In particular, if the CPU is set in SLEEP mode during operation using the OSC3 clock, the high-speed
(OSC3) oscillation circuit is turned off during in SLEEP mode and starts oscillating again after SLEEP mode
is exited. To prevent the CPU from operating erratically at restart due to an unstable OSC3 clock, set a
sufficient stabilization waiting time in 8-bit programmable timer 1 to turn on the oscillation stabilization
waiting function after SLEEP mode is exited before entering SLEEP mode.
(2) The oscillation circuit used for the CPU operating clock cannot be turned off.
(3) The CPU operating clock can only be switched over when both the OSC3 and OSC1 oscillation circuits are
on. Furthermore, when turning off an oscillation circuit that has become unnecessary as a result of the CPU
operating clock switchover, be sure to use separate instructions for switchover and oscillation turnoff. If these
two operations are processed simultaneously using one instruction, the CPU may operate erratically.
(4) If the high-speed (OSC3) oscillation circuit is turned off, all peripheral circuits operated using the OSC3
clock will be inactive.
(5) If the OSC3 clock is unnecessary, use the OSC1 clock to operate the CPU and turn the high-speed (OSC3)
oscillation circuit off. This helps reduce current consumption.
(6) In HALT mode, since the DMA and BCU clocks operate, if the next operation is performed in HALT mode,
not HALT2 mode, with a setting of 0 in clock option register HLT2OP (D3/0x40190), that operation will be
an unpredictable erroneous operation.
If a DMA trigger occurs and DMA is invoked while the CPU is stopped after HALT mode execution,
erroneous operation will result. Ensure that DMA is not invoked in HALT mode.
In HALT2 mode, DMA is not invoked since the DMA and BCU clocks are stopped.
(7) In the SLEEP mode, the oscillation circuit clock stops, and in the HALT2 mode, the clocks for peripheral
circuits maintain the status before entering HALT2 (stop or run).
When restarting from this state, interrupt input from a port can be used as a trigger, but functionally, this
interrupt input operates as level input. Therefore, a level input based restart is performed even in the case of
set edge input.
Restart operation is as follows for rising and falling edges.
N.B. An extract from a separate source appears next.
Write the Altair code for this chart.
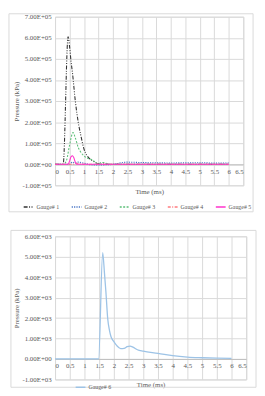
import json
import altair as alt
import pandas as pd

# ---------------- data ----------------
g1_t = [0, 0.25, 0.28, 0.45, 0.5, 0.55, 0.6, 0.7, 0.8, 0.9, 1.0, 1.1, 1.2, 1.3, 1.4, 1.5, 2, 3, 4, 5, 6]
g1_p = [0, 0, 0, 6.05e5, 5.6e5, 4.9e5, 4.35e5, 3.0e5, 2.0e5, 1.3e5, 0.72e5, 0.42e5, 0.26e5, 0.16e5, 0.07e5, 0.02e5, 0, 0, 0, 0, 0]

g2_t = [0, 0.5, 0.6, 0.7, 0.8, 1.0, 1.3, 1.6, 2.0, 2.2, 2.5, 3, 3.5, 4, 4.5, 5, 5.5, 6]
g2_p = [0, 0, 0.1e5, 0.05e5, 0.1e5, 0.05e5, -0.03e5, -0.03e5, -0.01e5, 0.05e5, 0.1e5, 0.08e5, 0.07e5, 0.06e5, 0.07e5, 0.07e5, 0.06e5, 0.06e5]

g3_t = [0, 0.3, 0.4, 0.5, 0.62, 0.7, 0.8, 0.9, 1.0, 1.1, 1.2, 1.3, 1.4, 1.5, 1.6, 1.7, 1.8, 2.0, 2.5, 3, 4, 5, 6]
g3_p = [0, 0, 0.2e5, 0.9e5, 1.5e5, 1.25e5, 0.8e5, 0.55e5, 0.4e5, 0.3e5, 0.25e5, 0.2e5, 0.08e5, 0.02e5, 0.08e5, 0.08e5, 0.03e5, 0, 0, 0, 0, 0, 0]

g4_t = [0, 0.6, 0.75, 0.9, 1.2, 2, 3, 4, 5, 6]
g4_p = [0, 0, 0.05e5, 0.01e5, 0, 0, 0, 0, 0, 0]

g5_t = [0, 0.45, 0.5, 0.55, 0.6, 0.65, 0.7, 0.75, 0.8, 1, 2, 3, 4, 5, 6]
g5_p = [0, 0, 0.15e5, 0.35e5, 0.4e5, 0.3e5, 0.1e5, 0, 0, 0, 0, 0, 0, 0, 0]

g6_t = [0, 1.48, 1.62, 1.68, 1.73, 1.79, 1.85, 1.9, 2.0, 2.1, 2.23, 2.35, 2.45, 2.55, 2.65, 2.8, 3.0, 3.5, 4.0, 4.5, 5.0, 5.5, 6.0]
g6_p = [0, 0, 5200, 4200, 3260, 1980, 1400, 1100, 850, 650, 510, 520, 600, 630, 580, 450, 380, 280, 160, 90, 60, 40, 30]

series_top = ["Gauge# 1", "Gauge# 2", "Gauge# 3", "Gauge# 4", "Gauge# 5"]
series_bottom = ["Gauge# 6"]

x_ticks = [0, 0.5, 1, 1.5, 2, 2.5, 3, 3.5, 4, 4.5, 5, 5.5, 6, 6.5]
top_y_ticks = [-1e5, 0, 1e5, 2e5, 3e5, 4e5, 5e5, 6e5, 7e5]
top_y_labels = ["-1.00E+05", "0.00E+00", "1.00E+05", "2.00E+05", "3.00E+05",
                "4.00E+05", "5.00E+05", "6.00E+05", "7.00E+05"]
bot_y_ticks = [-1e3, 0, 1e3, 2e3, 3e3, 4e3, 5e3, 6e3]
bot_y_labels = ["-1.00E+03", "0.00E+00", "1.00E+03", "2.00E+03", "3.00E+03",
                "4.00E+03", "5.00E+03", "6.00E+03"]

# ---------------- styles ----------------
colors_top = ["#333333", "#4472C4", "#5CBF78", "#FF7C80", "#FF33CC"]
dashes_top = [[4, 1.5, 1, 1.5, 1, 1.5], [1.2, 1.2], [2, 1.5], [3, 1.5, 1, 1.5], [1, 0]]
color_bottom = ["#9DC3E6"]

FONT = "Liberation Serif"
TXT = "#595959"
GRID = "#d9d9d9"

rows = []
for name, ts, ps in zip(series_top, [g1_t, g2_t, g3_t, g4_t, g5_t], [g1_p, g2_p, g3_p, g4_p, g5_p]):
    for t, p in zip(ts, ps):
        rows.append({"series": name, "t": t, "p": p})
df_top = pd.DataFrame(rows)
df_bot = pd.DataFrame({"series": series_bottom[0], "t": g6_t, "p": g6_p})
one = pd.DataFrame({"a": [0]})

W1, H1 = 192, 172
W2, H2 = 195, 146


def y_axis(ticks, labels, step):
    expr = json.dumps(labels) + f"[round(datum.value/{step})+1]"
    return alt.Axis(values=ticks, labelExpr=expr, title="Pressure (kPa)", grid=True,
                    gridColor=GRID, ticks=False, domain=False, labelPadding=4,
                    titlePadding=2, labelFontSize=7, titleFontSize=7)


def x_axis(offset, title_y):
    return alt.Axis(values=x_ticks, format="~g", title="Time (ms)", grid=True, gridColor=GRID,
                    ticks=False, domain=True, domainColor="#bfbfbf", offset=offset,
                    labelPadding=3, labelFontSize=7, titleFontSize=7, titleY=title_y)


leg_top = alt.Legend(title=None, orient="none", legendX=-33, legendY=188, direction="horizontal",
                     columns=5, symbolType="stroke", symbolSize=100, symbolStrokeWidth=1.5,
                     labelFontSize=6, labelOffset=2, columnPadding=9)

top_lines = alt.Chart(df_top).mark_line(strokeWidth=1.1, interpolate="monotone").encode(
    x=alt.X("t:Q", scale=alt.Scale(domain=[0, 6.5], nice=False), axis=x_axis(-H1 / 8, 24)),
    y=alt.Y("p:Q", scale=alt.Scale(domain=[-1e5, 7e5], nice=False),
            axis=y_axis(top_y_ticks, top_y_labels, 100000)),
    color=alt.Color("series:N", scale=alt.Scale(domain=series_top, range=colors_top), legend=leg_top),
    strokeDash=alt.StrokeDash("series:N", scale=alt.Scale(domain=series_top, range=dashes_top), legend=leg_top),
    order=alt.Order("t:Q"),
)
top_border = alt.Chart(one).mark_rect(fillOpacity=0, stroke=GRID, strokeWidth=1).encode(
    x=alt.value(-47), x2=alt.value(W1 + 10), y=alt.value(-3), y2=alt.value(199))
top = alt.layer(top_border, top_lines).properties(width=W1, height=H1)

leg_bot = alt.Legend(title=None, orient="none", legendX=20, legendY=148, direction="horizontal",
                     symbolType="stroke", symbolSize=100, symbolStrokeWidth=1.5,
                     labelFontSize=6, labelOffset=2)

bot_line = alt.Chart(df_bot).mark_line(strokeWidth=1.3, interpolate="monotone").encode(
    x=alt.X("t:Q", scale=alt.Scale(domain=[0, 6.5], nice=False), axis=x_axis(-H2 / 7, 22)),
    y=alt.Y("p:Q", scale=alt.Scale(domain=[-1e3, 6e3], nice=False),
            axis=y_axis(bot_y_ticks, bot_y_labels, 1000)),
    color=alt.Color("series:N", scale=alt.Scale(domain=series_bottom, range=color_bottom), legend=leg_bot),
    order=alt.Order("t:Q"),
)
bot_border = alt.Chart(one).mark_rect(fillOpacity=0, stroke=GRID, strokeWidth=1).encode(
    x=alt.value(-45), x2=alt.value(W2 + 10), y=alt.value(-6), y2=alt.value(154))
bottom = alt.layer(bot_border, bot_line).properties(width=W2, height=H2)

chart = alt.vconcat(top, bottom, spacing=17).resolve_scale(
    color="independent", strokeDash="independent"
).properties(padding=0).configure_view(stroke=GRID).configure_axis(
    labelFont=FONT, titleFont=FONT, labelColor=TXT, titleColor=TXT, titleFontWeight="normal"
).configure_legend(labelFont=FONT, labelColor=TXT)

chart.save("out.html", embed_options={"renderer": "svg", "actions": False})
In case of rising edge interrupt setting: Restarted by high level input.
In case of falling edge interrupt setting: Restarted by low level input.
In normal operation, a restart begins following the elapse of a given time after execution of the SLP
instruction, but when restart by a falling (rising) level (edge) is set, the operation is as follows.
• The restart is effected immediately after execution of the SLP instruction.
• As ports are already at the low level when the SLP instruction is executed, there is no falling (rising) edge,
and therefore the SLEEP state is entered only momentarily, and the restart is effected immediately
afterwards.
There was a synchronization circuit using a clock signal in the port input circuit, and as the clock is stopped
in the SLEEP state and the clock can be stopped in the HALT2 state, the configuration provided for this
synchronization circuit to be bypassed when restarting. Therefore, a restart is effected when the input level
from a port is active by level. Consequently, the system design should assume that a restart by means of port
input from the SLEEP state or HALT2 state is performed by level.